Wednesday, September 08, 2004

Iggy Unleashed!

It took some time, but Jarome Iginla finally found his game! The Calgary Flame exploded for two key goals, in Canada’s 5-0 defeat of Slovakia Wednesday night. As Team Canada played perfect positional hockey and let Lemieux, Sakic and Iginla play pass and shoot for most of the evening. The game was the final one of the quarterfinals and with the victory the Canadians move on to the semi finals of the World Cup of Hockey, taking on the Czech Republic on Saturday night in Toronto.

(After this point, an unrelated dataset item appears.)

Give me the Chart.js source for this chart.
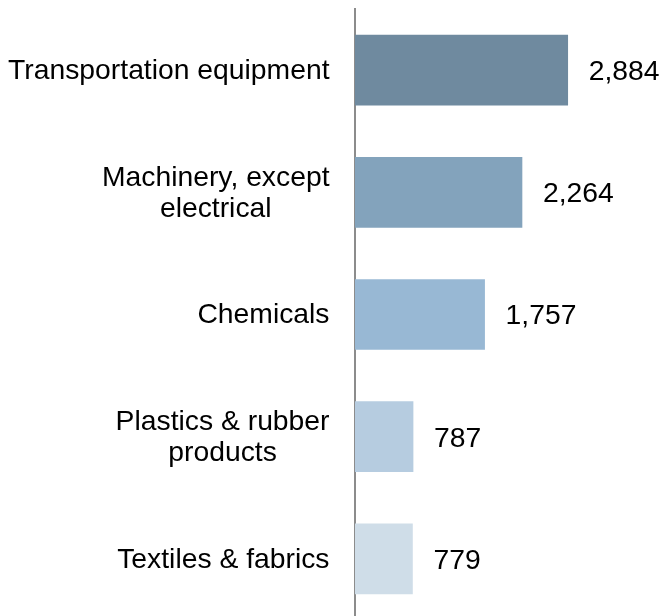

Vincent Lecavalier got things under way for Canada with a goal in the second period, which began a four goal avalanche on the Slovakian net minder Jan Lasak. Besides Lecavalier, there was one of Iginla’s goals, a goal by Joe Sakic and one by Ryan Smith, after the Smith goal, Lasak was replaced in the Slovak net as Rastilav Stana took over near the 12 minute market. While the entire team worked well on this night, it was the trio of Lemieux, Sakic and Iginla that looked amazing. The three are finally starting to mesh on a highly skilled line, they set each other up with pin point passes and seemingly Seeing Eye passes at times. The only thing left for this line to do now is get Mario a few goals, the Canadian captain is still goal less in the tournament though he had his chances again tonight and you sense he’s not too far away from goal scoring bonanza.

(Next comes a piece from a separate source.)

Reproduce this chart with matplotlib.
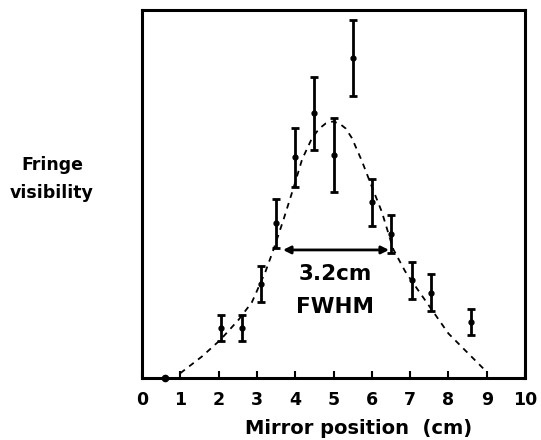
import matplotlib
matplotlib.use("Agg")
import matplotlib.pyplot as plt

# Measured data points (mirror position in cm, fringe visibility in arbitrary units)
pos = [2.05, 2.6, 3.1, 3.5, 4.0, 4.5, 5.0, 5.5, 6.0, 6.5, 7.05, 7.55, 8.6]
vis = [0.135, 0.135, 0.255, 0.420, 0.600, 0.719, 0.606, 0.870, 0.477, 0.392, 0.265, 0.232, 0.152]
err = [0.035, 0.035, 0.048, 0.067, 0.080, 0.100, 0.100, 0.103, 0.065, 0.052, 0.050, 0.051, 0.035]

# Isolated point lying on the axis
zero_pos = [0.6]
zero_vis = [0.0]

# Dashed fitted curve
curve_x = [1.0, 1.56, 2.04, 2.52, 2.87, 3.22, 3.43, 3.69, 3.96, 4.18, 4.43, 4.62, 4.80,
           4.98, 5.15, 5.32, 5.48, 5.74, 6.00, 6.26, 6.56, 6.87, 7.22, 7.57, 8.00, 8.43, 8.91, 9.0]
curve_y = [0.013, 0.058, 0.103, 0.158, 0.206, 0.288, 0.348, 0.429, 0.518, 0.594, 0.650, 0.677, 0.692,
           0.697, 0.692, 0.678, 0.652, 0.590, 0.520, 0.452, 0.350, 0.290, 0.237, 0.185, 0.121, 0.076, 0.026, 0.017]

# FWHM arrow
fwhm_left, fwhm_right, fwhm_level = 3.68, 6.45, 0.348
fwhm_text = ["3.2cm", "FWHM"]

xticks = list(range(0, 11))
xlabel = "Mirror position  (cm)"
ylabel_lines = ["Fringe", "visibility"]

FONT = "DejaVu Sans"

fig = plt.figure(figsize=(5.41, 4.40), dpi=100)
W, H = 541, 440
ax = fig.add_axes([142 / W, 1 - 378 / H, 383 / W, 368 / H])

ax.plot(curve_x, curve_y, linestyle=(0, (3.2, 3.0)), color="black", linewidth=1.3)

ax.errorbar(pos, vis, yerr=err, fmt="o", color="black", markersize=3.5,
            elinewidth=2.0, capsize=2.6, capthick=2.0)
ax.plot(zero_pos, zero_vis, "o", color="black", markersize=4.5, clip_on=False, zorder=5)

ax.annotate("", xy=(fwhm_left, fwhm_level), xytext=(fwhm_right, fwhm_level),
            arrowprops=dict(arrowstyle="<|-|>", color="black", lw=2.0,
                            mutation_scale=11, shrinkA=0, shrinkB=0))
ax.text(5.05, 0.283, fwhm_text[0], ha="center", va="center", fontsize=15.5,
        family=FONT, fontweight="bold")
ax.text(5.05, 0.192, fwhm_text[1], ha="center", va="center", fontsize=15.5,
        family=FONT, fontweight="bold")

ax.set_xlim(0, 10)
ax.set_ylim(0, 1)
ax.set_xticks(xticks)
ax.set_xticklabels([str(t) for t in xticks], family=FONT, fontweight="bold", fontsize=12.5)
ax.set_yticks([])
ax.tick_params(axis="x", direction="in", length=5, width=1.5, pad=9)
for s in ax.spines.values():
    s.set_linewidth(2.2)

fig.text(359 / W, 1 - 428 / H, xlabel, ha="center", va="center", fontsize=14,
         family=FONT, fontweight="bold")
fig.text(52 / W, 1 - 165 / H, ylabel_lines[0], ha="center", va="center", fontsize=12.5,
         family=FONT, fontweight="bold")
fig.text(52 / W, 1 - 193 / H, ylabel_lines[1], ha="center", va="center", fontsize=12.5,
         family=FONT, fontweight="bold")

fig.savefig("out.png", dpi=100)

Slovakia had held tough in the first period, playing a strong defensive game and bottling up the play fairly well, shots on goal at the end of the first were 8-6 in favour of Canada. The Canadians took advantage of several miscues in the second period however, taking control of the game and from that point the end was near for Slovakia. The four goal splurge in the second sent the Slovaks back on their heels and they never really recovered after that. All that was left was a bid to end the shutout bid of Martin Brodeur and while they kept the shots close, ending the game at 23-26, Brodeur made the saves when he had to and never seemed to be over taxed, sealing the win for Canada. In four games, Brodeur has faced 102 shots and saved 99 of them, making for a very solid last line of defence. Brodeur's shut out Wednesday was his first of the tourney and the first of his International career. Iginla scored his second goal of the night in the third, knocking in the final marker in the victory.

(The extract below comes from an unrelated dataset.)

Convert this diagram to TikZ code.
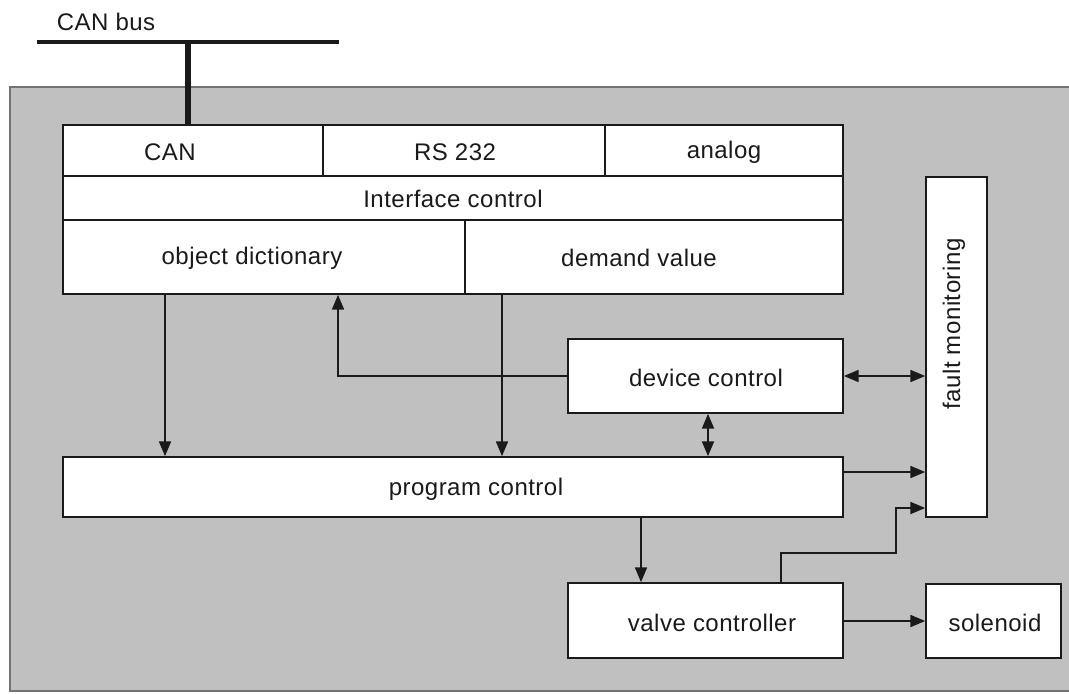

While the Canadians are saying all the right things about the Czech squad, about not taking them lightly, not overlooking the talent on the roster, etc, the game should match up nicely for Canada. The Czechs have only recently put their game in order, there is still some backbiting on that roster and some of the Czech players are an enigma, one game they’ll look all world, the next all beer league. However, they are an old nemisis, ending Canada's Gold Medal bid in the Nagano Olympics. Canada should probably expect the quality of the Czech play to match that of its competition, making it this far in a tournament can give a team some hidden strength, especially in a tourney that features one game elimination matches

The message for the Czech Republic now will be simple; Keep up with the pace. Canada has four lines to roll over though the game, each one as dangerous as the last. If Canada can keep up the momentum and keep the big line scoring, then there is a very good chance that they’ll be taking to the ice next Tuesday in the World Cup final.